Niagara Motel

Starring Caroline Dhavernas, Kevin Pollak, Anna Friel, and Wendy Crewson. Rated 14A. Opens Friday, March 24, at the Cinemark Tinseltown

It's Caroline Dhavernas week in Vancouver cinemas! How often does such a limited actor get starring roles in two independent films opening the same day? Still, if you are going to choose only one Caroline Dhavernas movie, it should be this one, because, well, These Girls stinks.

Amiably directed by Gary Yates, Niagara Motel has its smelly moments too, mostly, if not exclusively, courtesy of the above-named actor. But this near-omnibus effort at least has the virtue of variety. Taken from short plays by George F. Walker, the film (shot in Winnipeg despite the Niagara Falls location) jumps from story to story within the very loose-not to say utterly decrepit-confines of the you-know-what motel.

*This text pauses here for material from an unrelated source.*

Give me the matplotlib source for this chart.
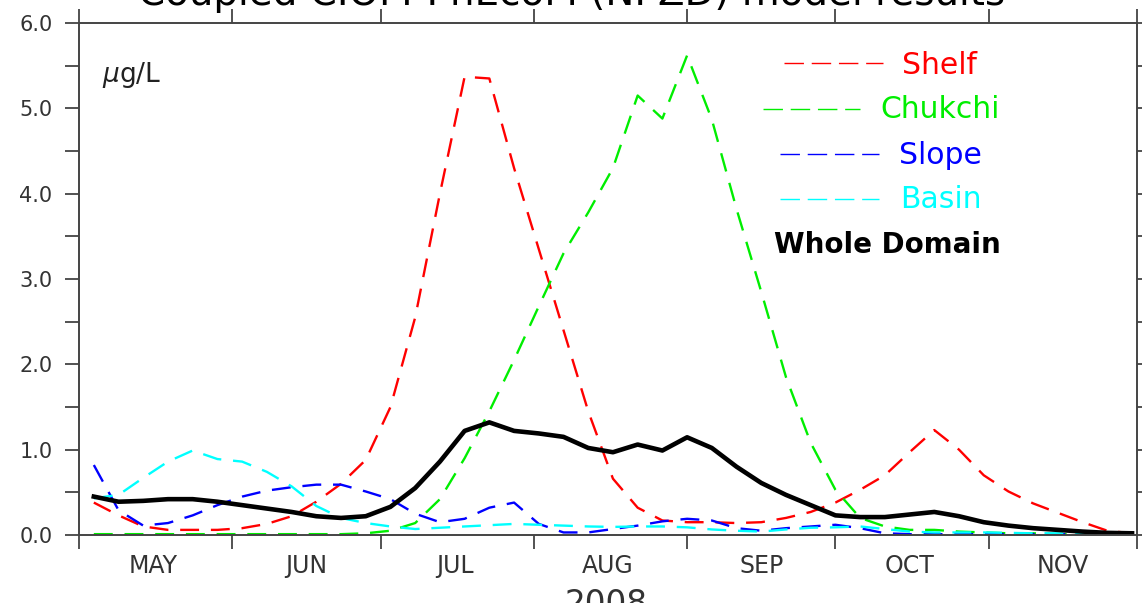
import matplotlib
matplotlib.use('Agg')
import matplotlib.pyplot as plt
import matplotlib.dates as mdates
from matplotlib.ticker import MultipleLocator, NullFormatter, FuncFormatter, FormatStrFormatter
import pandas as pd

# 5-day model output, 4 May - 29 Nov 2008
dates = pd.date_range('2008-05-04', periods=43, freq='5D')

shelf = [0.38, 0.23, 0.10, 0.06, 0.06, 0.06, 0.08, 0.13, 0.22, 0.39,
         0.60, 0.88, 1.50, 2.55, 4.00, 5.37, 5.35, 4.30, 3.35, 2.40,
         1.45, 0.66, 0.32, 0.17, 0.15, 0.15, 0.14, 0.15, 0.20, 0.27,
         0.38, 0.53, 0.70, 0.97, 1.23, 1.00, 0.70, 0.51, 0.37, 0.26,
         0.15, 0.05, 0.02]
chukchi = [0.01, 0.01, 0.01, 0.01, 0.01, 0.01, 0.01, 0.01, 0.01, 0.01,
           0.01, 0.02, 0.05, 0.14, 0.42, 0.90, 1.45, 2.05, 2.68, 3.30,
           3.78, 4.30, 5.15, 4.88, 5.62, 4.87, 3.82, 2.85, 1.85, 1.08,
           0.53, 0.20, 0.10, 0.06, 0.06, 0.04, 0.03, 0.02, 0.02, 0.01,
           0.01, 0.01, 0.01]
slope = [0.82, 0.29, 0.11, 0.14, 0.23, 0.35, 0.45, 0.52, 0.56, 0.59,
         0.59, 0.51, 0.42, 0.25, 0.15, 0.19, 0.32, 0.38, 0.13, 0.03,
         0.03, 0.07, 0.11, 0.16, 0.19, 0.17, 0.08, 0.05, 0.08, 0.10,
         0.12, 0.08, 0.02, 0.01, 0.01, 0.01, 0.01, 0.01, 0.01, 0.01,
         0.01, 0.01, 0.01]
basin = [0.43, 0.47, 0.67, 0.86, 0.99, 0.89, 0.86, 0.74, 0.57, 0.34,
         0.20, 0.14, 0.10, 0.07, 0.085, 0.10, 0.115, 0.13, 0.12, 0.11,
         0.10, 0.095, 0.10, 0.10, 0.09, 0.065, 0.05, 0.04, 0.065, 0.085,
         0.09, 0.10, 0.07, 0.04, 0.03, 0.03, 0.03, 0.025, 0.02, 0.02,
         0.015, 0.01, 0.01]
whole = [0.45, 0.39, 0.40, 0.42, 0.42, 0.39, 0.35, 0.31, 0.27, 0.22,
         0.20, 0.22, 0.33, 0.55, 0.86, 1.22, 1.32, 1.22, 1.19, 1.15,
         1.02, 0.97, 1.06, 0.99, 1.145, 1.02, 0.80, 0.61, 0.47, 0.35,
         0.23, 0.21, 0.21, 0.24, 0.27, 0.22, 0.15, 0.11, 0.08, 0.06,
         0.04, 0.025, 0.02]

series = [('Shelf', shelf, '#ff0000'),
          ('Chukchi', chukchi, '#00ee00'),
          ('Slope', slope, '#0000ff'),
          ('Basin', basin, '#00ffff')]

axis_col = '#444444'
W, H = 1142, 603
fig = plt.figure(figsize=(W / 100, H / 100), dpi=100)
ax = fig.add_axes([79 / W, 1 - 535 / H, 1058 / W, 512 / H])

for name, vals, col in series:
    ax.plot(dates, vals, color=col, lw=1.7, linestyle=(0, (8, 5)))
ax.plot(dates, whole, color='black', lw=3.3)

ax.set_xlim(pd.Timestamp('2008-05-01'), pd.Timestamp('2008-12-01'))
ax.set_ylim(0, 6)

# month boundaries as ticks, month names centred in between
ax.xaxis.set_major_locator(mdates.MonthLocator())
ax.xaxis.set_major_formatter(NullFormatter())
ax.xaxis.set_minor_locator(mdates.MonthLocator(bymonthday=16))
ax.xaxis.set_minor_formatter(FuncFormatter(lambda v, p: mdates.num2date(v).strftime('%b').upper()))
ax.yaxis.set_major_locator(MultipleLocator(1))
ax.yaxis.set_minor_locator(MultipleLocator(0.5))
ax.yaxis.set_major_formatter(FormatStrFormatter('%.1f'))

ax.tick_params(which='both', direction='out', top=True, right=True,
               length=10, width=1.3, color=axis_col, labelcolor='#333333')
ax.tick_params(axis='x', which='minor', length=0, pad=13.5, labelsize=17)
ax.tick_params(axis='y', which='major', pad=9, labelsize=15)
for lab in ax.get_xticklabels(minor=True):
    lab.set_family(['Liberation Sans Narrow', 'DejaVu Sans'])
for sp in ax.spines.values():
    sp.set_color(axis_col)
    sp.set_linewidth(1.4)

# units label
fig.text(102 / W, 1 - 82 / H, r'$\mu$g/L', fontsize=19, color='#222222', va='baseline')

# legend drawn by hand: dashed sample, label centred to its right
legend_rows = [('Shelf', '#ff0000', 784, 883, 62.7, 940, 74),
               ('Chukchi', '#00ee00', 763, 860, 109, 940, 118),
               ('Slope', '#0000ff', 780, 879, 154, 940, 164),
               ('Basin', '#00ffff', 780, 879, 199, 941, 208)]
for label, col, x0, x1, ly, tx, ty in legend_rows:
    fig.add_artist(plt.Line2D([x0 / W, x1 / W], [1 - ly / H, 1 - ly / H],
                              color=col, lw=1.0, linestyle=(0, (14, 5.6))))
    fig.text(tx / W, 1 - ty / H, label, color=col, fontsize=21.5,
             ha='center', va='baseline')
fig.text(887 / W, 1 - 253 / H, 'Whole Domain', color='black', fontsize=20,
         fontweight='bold', ha='center', va='baseline')

# title and year, both clipped by the figure edge as in the original
fig.text(572 / W, 1 - 5 / H, 'Coupled CIOM-PhEcoM (NPZD) model results',
         fontsize=28, ha='center', va='baseline', color='black')
fig.text(606 / W, 1 - 614 / H, '2008', fontsize=23.5, ha='center',
         va='baseline', color='#333333')

fig.savefig('out.png', dpi=100)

Nominally managed by a dishevelled Scotsman (Craig Ferguson-perhaps the only talk-show host who can actually act a little) on a bender since his bride went into the wet stuff, the place is temporary home to some down-on-their luck folks. There's a Toronto couple (Wendy Crewson and Peter Keleghan, each digging a little deeper than they usually get to) desperate to hold onto their social standing but not so sure about their marriage. Just starting out, but even further behind, is a rough young couple (impressive Canadian Kristen Holden-Reid and Brit firecracker Anna Friel, doing a perfect local accent) attempting to recover the baby they lost to a life of drugs and booze.

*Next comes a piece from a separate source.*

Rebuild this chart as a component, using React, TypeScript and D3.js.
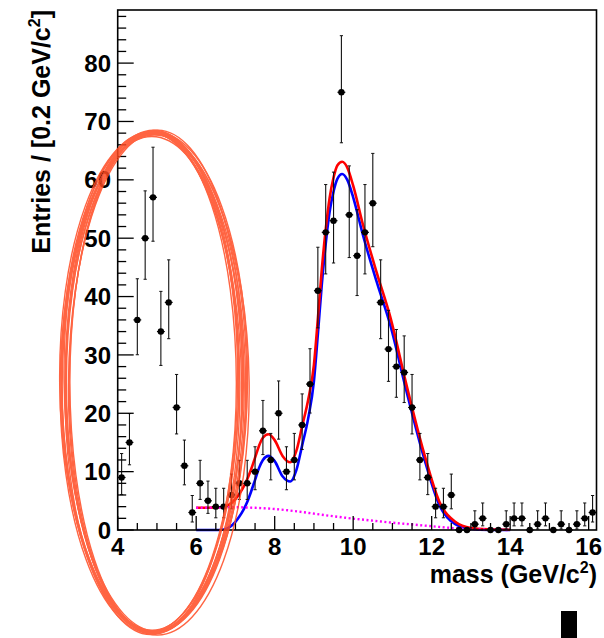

Meanwhile, over at the greasy spoon owned by the same Serbian couple that has let the motel fall to pieces, the new waitress is pitting a small-town suitor (Tom Barnett) against a would-be hustler (Kevin Pollak, who starred in the director's previous feature, Seven Times Lucky) wanting to put her in no-budget sex movies. Trouble is, she is played by Dhavernas, who has a voice dripping with poutine when her character is speaking French to a boyfriend back home, but this naive kid, fresh from Quebec, has zero accent in English-you know, kind of like an ambitious actor who wants to make more than porn.

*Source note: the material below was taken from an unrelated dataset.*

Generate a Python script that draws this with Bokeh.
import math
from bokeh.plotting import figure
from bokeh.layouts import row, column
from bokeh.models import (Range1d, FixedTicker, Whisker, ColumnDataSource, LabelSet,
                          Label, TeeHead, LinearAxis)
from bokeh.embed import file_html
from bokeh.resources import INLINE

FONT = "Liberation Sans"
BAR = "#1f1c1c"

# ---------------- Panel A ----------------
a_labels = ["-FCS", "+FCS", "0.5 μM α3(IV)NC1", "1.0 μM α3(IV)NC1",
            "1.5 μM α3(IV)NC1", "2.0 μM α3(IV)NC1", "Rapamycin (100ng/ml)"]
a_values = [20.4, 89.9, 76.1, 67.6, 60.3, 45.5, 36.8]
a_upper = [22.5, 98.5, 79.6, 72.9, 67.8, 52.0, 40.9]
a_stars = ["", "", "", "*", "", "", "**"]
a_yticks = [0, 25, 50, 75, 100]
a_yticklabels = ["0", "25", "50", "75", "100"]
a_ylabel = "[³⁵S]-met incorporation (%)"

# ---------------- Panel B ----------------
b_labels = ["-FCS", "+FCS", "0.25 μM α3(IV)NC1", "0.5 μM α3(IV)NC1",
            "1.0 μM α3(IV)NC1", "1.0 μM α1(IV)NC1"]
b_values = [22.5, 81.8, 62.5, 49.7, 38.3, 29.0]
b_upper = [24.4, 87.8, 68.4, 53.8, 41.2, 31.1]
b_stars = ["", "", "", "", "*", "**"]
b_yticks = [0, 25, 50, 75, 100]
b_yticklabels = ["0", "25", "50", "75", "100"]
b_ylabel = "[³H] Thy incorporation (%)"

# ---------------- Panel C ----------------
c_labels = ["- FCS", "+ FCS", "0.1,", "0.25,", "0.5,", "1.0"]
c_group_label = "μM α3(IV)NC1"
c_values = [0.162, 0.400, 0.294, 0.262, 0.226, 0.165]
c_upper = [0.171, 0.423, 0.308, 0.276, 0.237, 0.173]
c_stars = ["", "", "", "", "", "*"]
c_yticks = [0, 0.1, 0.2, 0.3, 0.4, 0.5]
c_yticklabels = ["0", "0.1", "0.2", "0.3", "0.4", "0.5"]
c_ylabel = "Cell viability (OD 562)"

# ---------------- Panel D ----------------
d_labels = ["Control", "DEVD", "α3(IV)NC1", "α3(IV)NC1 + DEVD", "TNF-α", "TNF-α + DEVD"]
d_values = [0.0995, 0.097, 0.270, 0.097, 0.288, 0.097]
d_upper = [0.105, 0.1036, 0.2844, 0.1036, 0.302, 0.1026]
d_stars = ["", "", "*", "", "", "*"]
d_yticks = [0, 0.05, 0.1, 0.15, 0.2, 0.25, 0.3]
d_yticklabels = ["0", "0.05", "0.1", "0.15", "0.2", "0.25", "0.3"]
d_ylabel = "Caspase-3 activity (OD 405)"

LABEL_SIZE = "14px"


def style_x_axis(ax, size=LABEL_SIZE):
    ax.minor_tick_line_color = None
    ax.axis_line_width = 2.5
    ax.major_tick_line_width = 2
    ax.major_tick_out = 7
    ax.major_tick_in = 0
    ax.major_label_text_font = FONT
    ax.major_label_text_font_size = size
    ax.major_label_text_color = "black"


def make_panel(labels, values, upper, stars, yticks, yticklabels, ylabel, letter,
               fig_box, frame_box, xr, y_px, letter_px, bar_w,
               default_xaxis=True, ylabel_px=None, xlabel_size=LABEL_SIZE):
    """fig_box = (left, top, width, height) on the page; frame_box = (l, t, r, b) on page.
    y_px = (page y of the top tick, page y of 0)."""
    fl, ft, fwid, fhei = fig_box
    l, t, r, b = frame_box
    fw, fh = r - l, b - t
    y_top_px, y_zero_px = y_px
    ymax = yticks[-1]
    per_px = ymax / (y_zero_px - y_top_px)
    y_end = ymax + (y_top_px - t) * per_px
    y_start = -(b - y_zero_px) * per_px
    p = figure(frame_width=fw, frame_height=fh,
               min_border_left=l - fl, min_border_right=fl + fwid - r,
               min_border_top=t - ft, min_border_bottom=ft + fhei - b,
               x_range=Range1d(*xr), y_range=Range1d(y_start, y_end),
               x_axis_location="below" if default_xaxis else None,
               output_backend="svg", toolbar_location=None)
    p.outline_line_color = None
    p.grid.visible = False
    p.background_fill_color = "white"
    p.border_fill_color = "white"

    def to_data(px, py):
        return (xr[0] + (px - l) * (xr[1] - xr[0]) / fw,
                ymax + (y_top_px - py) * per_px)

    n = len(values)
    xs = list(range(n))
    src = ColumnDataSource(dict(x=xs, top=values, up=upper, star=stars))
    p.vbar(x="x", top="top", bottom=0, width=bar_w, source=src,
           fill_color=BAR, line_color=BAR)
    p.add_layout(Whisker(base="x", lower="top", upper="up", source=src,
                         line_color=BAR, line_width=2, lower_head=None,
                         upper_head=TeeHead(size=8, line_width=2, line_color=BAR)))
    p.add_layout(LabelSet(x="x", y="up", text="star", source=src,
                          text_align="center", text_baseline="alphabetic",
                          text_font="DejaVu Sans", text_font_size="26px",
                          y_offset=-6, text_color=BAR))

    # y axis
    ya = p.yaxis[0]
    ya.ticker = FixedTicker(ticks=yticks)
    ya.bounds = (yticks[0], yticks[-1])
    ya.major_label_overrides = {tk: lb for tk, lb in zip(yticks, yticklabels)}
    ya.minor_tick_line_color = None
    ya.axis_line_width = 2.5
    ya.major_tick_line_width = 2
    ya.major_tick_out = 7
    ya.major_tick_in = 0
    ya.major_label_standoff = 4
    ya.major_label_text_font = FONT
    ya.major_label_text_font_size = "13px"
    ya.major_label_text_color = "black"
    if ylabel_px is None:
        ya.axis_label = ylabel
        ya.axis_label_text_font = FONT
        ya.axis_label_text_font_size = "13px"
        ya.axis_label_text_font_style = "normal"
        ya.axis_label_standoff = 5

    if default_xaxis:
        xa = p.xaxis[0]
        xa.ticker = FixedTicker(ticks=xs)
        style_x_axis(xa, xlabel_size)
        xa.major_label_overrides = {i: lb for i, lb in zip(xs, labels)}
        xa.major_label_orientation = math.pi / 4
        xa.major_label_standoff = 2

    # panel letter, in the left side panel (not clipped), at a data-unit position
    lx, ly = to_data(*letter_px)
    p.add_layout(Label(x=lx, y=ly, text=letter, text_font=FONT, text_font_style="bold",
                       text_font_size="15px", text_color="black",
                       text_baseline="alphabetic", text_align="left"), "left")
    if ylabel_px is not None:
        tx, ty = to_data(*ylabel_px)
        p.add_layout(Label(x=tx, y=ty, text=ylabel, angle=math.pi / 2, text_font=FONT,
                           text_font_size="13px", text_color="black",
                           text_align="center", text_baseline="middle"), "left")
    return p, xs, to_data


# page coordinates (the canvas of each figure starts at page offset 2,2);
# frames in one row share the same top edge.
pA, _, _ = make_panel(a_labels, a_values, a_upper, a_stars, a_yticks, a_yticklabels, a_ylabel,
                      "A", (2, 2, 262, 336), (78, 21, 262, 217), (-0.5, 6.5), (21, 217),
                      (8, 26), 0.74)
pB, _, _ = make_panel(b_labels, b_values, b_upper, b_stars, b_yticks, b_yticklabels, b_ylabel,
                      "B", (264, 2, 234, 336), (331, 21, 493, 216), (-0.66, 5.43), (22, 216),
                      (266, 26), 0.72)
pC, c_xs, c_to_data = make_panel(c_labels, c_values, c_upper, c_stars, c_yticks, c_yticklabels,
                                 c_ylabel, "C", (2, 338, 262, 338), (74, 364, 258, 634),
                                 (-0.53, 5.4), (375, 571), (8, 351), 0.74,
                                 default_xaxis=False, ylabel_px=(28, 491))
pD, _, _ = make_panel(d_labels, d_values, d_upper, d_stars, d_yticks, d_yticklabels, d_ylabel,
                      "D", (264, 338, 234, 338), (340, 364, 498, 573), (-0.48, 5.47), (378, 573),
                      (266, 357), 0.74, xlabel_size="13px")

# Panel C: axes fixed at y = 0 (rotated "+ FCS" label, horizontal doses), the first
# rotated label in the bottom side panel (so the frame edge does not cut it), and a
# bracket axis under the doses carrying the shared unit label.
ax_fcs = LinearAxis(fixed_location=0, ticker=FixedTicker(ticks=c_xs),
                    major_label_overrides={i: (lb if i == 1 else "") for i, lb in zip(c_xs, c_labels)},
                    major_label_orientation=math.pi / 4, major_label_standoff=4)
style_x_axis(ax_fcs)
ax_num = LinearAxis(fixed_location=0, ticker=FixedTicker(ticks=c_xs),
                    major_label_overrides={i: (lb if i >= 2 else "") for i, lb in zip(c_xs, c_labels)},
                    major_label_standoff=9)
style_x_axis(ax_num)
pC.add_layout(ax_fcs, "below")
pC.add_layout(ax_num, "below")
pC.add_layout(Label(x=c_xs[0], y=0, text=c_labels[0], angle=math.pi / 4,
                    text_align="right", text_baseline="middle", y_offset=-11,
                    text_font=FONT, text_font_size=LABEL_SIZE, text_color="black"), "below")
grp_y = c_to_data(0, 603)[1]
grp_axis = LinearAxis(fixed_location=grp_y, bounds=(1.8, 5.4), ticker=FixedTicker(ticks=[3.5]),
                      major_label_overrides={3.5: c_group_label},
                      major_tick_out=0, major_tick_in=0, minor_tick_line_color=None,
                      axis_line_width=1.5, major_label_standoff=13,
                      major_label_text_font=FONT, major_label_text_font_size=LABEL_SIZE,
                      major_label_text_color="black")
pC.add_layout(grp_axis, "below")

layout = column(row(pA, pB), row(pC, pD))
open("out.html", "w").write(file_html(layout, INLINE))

That's not the only thumb that sticks out sorely, but Yates manages to keep events moving quickly enough that bad moments are soon superceded by intriguing ones-even if some of the "adult" elements aren't quite as edgy as they should be. (Gee, is Crewson's bitchy hausfrau really going to start hooking when the money runs out?) The Friel subplot has the most weight, Ferguson's the least. Still, he does get the last word, and it, um, goes over better than a bad actor at a John Waters audition.